**Goal**: Retype the data that follows line by line, exactly, and leave its pictures out.

START Task material

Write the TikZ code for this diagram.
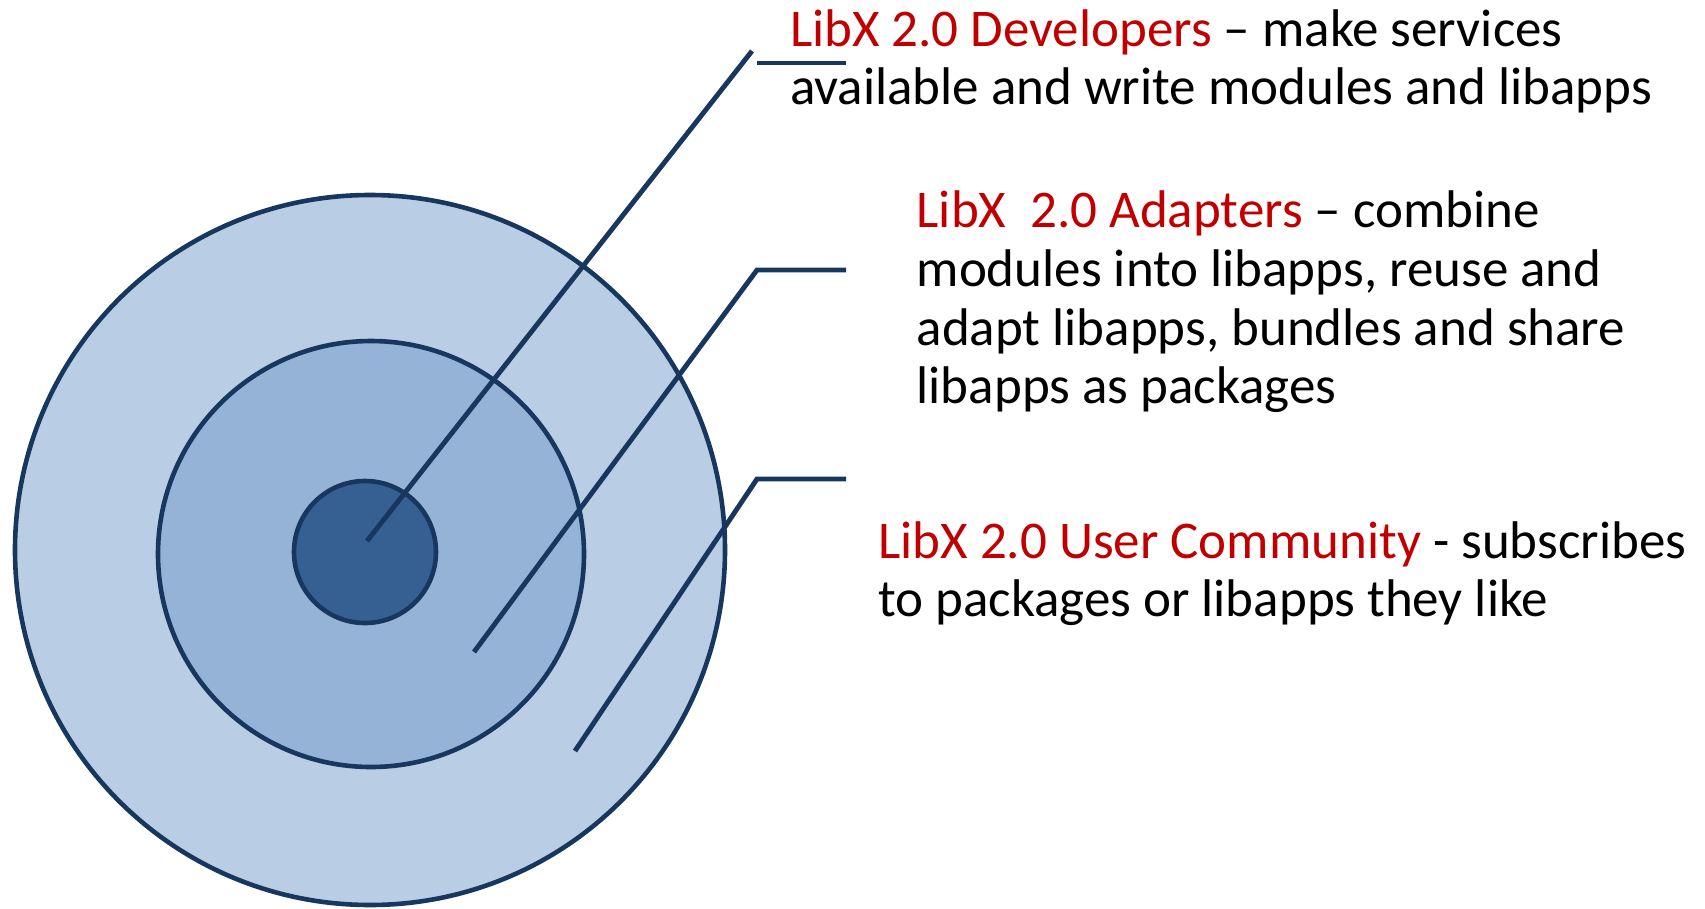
\documentclass[tikz,border=0pt]{standalone}
\usepackage{fontspec}
\setmainfont{Carlito}
\definecolor{ringline}{HTML}{17375E}
\definecolor{outerfill}{HTML}{B9CDE5}
\definecolor{midfill}{HTML}{95B3D7}
\definecolor{innerfill}{HTML}{376092}
\definecolor{labred}{HTML}{C00000}
\tikzset{
  ring/.style={draw=ringline, line width=4.6pt},
  leader/.style={draw=ringline, line width=4.9pt},
  txt/.style={anchor=base west, inner sep=0pt, outer sep=0pt, font=\fontsize{53}{58}\selectfont},
}
\begin{document}
\begin{tikzpicture}[x=1pt,y=-1pt]
\useasboundingbox (0,0) rectangle (1705,908);
% rings
\draw[ring, fill=outerfill] (370,550) circle[radius=355];
\draw[ring, fill=midfill] (371,554) circle[radius=213];
\draw[ring, fill=innerfill] (365,552) circle[radius=71];
% leader anchors
\coordinate (p1a) at (367,541);
\coordinate (p1b) at (752,51);
\coordinate (h1a) at (757,63);
\coordinate (h1b) at (846,63);
\coordinate (p2a) at (474,652);
\coordinate (p2b) at (757,270);
\coordinate (h2b) at (846,270);
\coordinate (p3a) at (575,751);
\coordinate (p3b) at (757,479);
\coordinate (h3b) at (846,479);
\draw[leader] (p1a) -- (p1b);
\draw[leader] (h1a) -- (h1b);
\draw[leader] (p2a) -- (p2b) -- (h2b);
\draw[leader] (p3a) -- (p3b) -- (h3b);
% texts
\node[txt] (dev1) at (790,46.7) {\textcolor{labred}{LibX 2.0 Developers} – make services};
\node[txt] (dev2) at (790,104.5) {available and write modules and libapps};
\node[txt] (ad1) at (916.7,227.7) {\textcolor{labred}{LibX\ \ 2.0 Adapters} – combine};
\node[txt] (ad2) at (916.7,286.3) {modules into libapps, reuse and};
\node[txt] (ad3) at (916.7,345) {adapt libapps, bundles and share};
\node[txt] (ad4) at (916.7,403.7) {libapps as packages};
\node[txt] (uc1) at (878.3,558.3) {\textcolor{labred}{LibX 2.0 User Community} - subscribes};
\node[txt] (uc2) at (878.3,616.7) {to packages or libapps they like};
\end{tikzpicture}
\end{document}
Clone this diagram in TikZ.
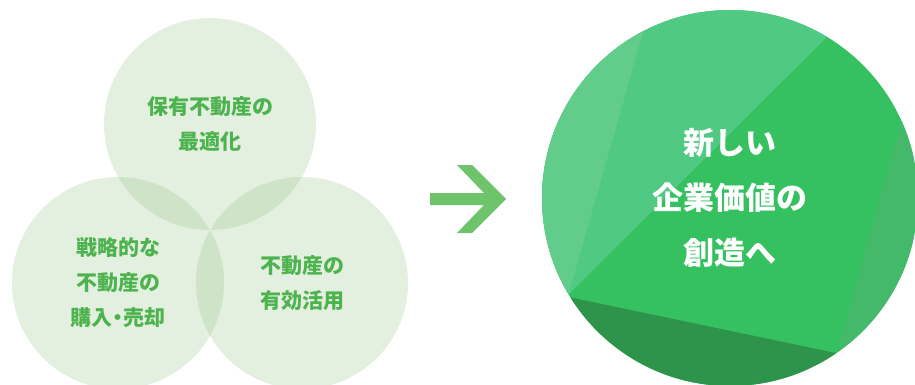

END Task material

**Reply to the exercise**:
Write the TikZ code for this diagram.
\documentclass[tikz,border=0pt]{standalone}
\usepackage{fontspec}
\setmainfont{Carlito}
\definecolor{ringline}{HTML}{17375E}
\definecolor{outerfill}{HTML}{B9CDE5}
\definecolor{midfill}{HTML}{95B3D7}
\definecolor{innerfill}{HTML}{376092}
\definecolor{labred}{HTML}{C00000}
\tikzset{
  ring/.style={draw=ringline, line width=4.6pt},
  leader/.style={draw=ringline, line width=4.9pt},
  txt/.style={anchor=base west, inner sep=0pt, outer sep=0pt, font=\fontsize{53}{58}\selectfont},
}
\begin{document}
\begin{tikzpicture}[x=1pt,y=-1pt]
\useasboundingbox (0,0) rectangle (1705,908);
% rings
\draw[ring, fill=outerfill] (370,550) circle[radius=355];
\draw[ring, fill=midfill] (371,554) circle[radius=213];
\draw[ring, fill=innerfill] (365,552) circle[radius=71];
% leader anchors
\coordinate (p1a) at (367,541);
\coordinate (p1b) at (752,51);
\coordinate (h1a) at (757,63);
\coordinate (h1b) at (846,63);
\coordinate (p2a) at (474,652);
\coordinate (p2b) at (757,270);
\coordinate (h2b) at (846,270);
\coordinate (p3a) at (575,751);
\coordinate (p3b) at (757,479);
\coordinate (h3b) at (846,479);
\draw[leader] (p1a) -- (p1b);
\draw[leader] (h1a) -- (h1b);
\draw[leader] (p2a) -- (p2b) -- (h2b);
\draw[leader] (p3a) -- (p3b) -- (h3b);
% texts
\node[txt] (dev1) at (790,46.7) {\textcolor{labred}{LibX 2.0 Developers} – make services};
\node[txt] (dev2) at (790,104.5) {available and write modules and libapps};
\node[txt] (ad1) at (916.7,227.7) {\textcolor{labred}{LibX\ \ 2.0 Adapters} – combine};
\node[txt] (ad2) at (916.7,286.3) {modules into libapps, reuse and};
\node[txt] (ad3) at (916.7,345) {adapt libapps, bundles and share};
\node[txt] (ad4) at (916.7,403.7) {libapps as packages};
\node[txt] (uc1) at (878.3,558.3) {\textcolor{labred}{LibX 2.0 User Community} - subscribes};
\node[txt] (uc2) at (878.3,616.7) {to packages or libapps they like};
\end{tikzpicture}
\end{document}
Clone this diagram in TikZ.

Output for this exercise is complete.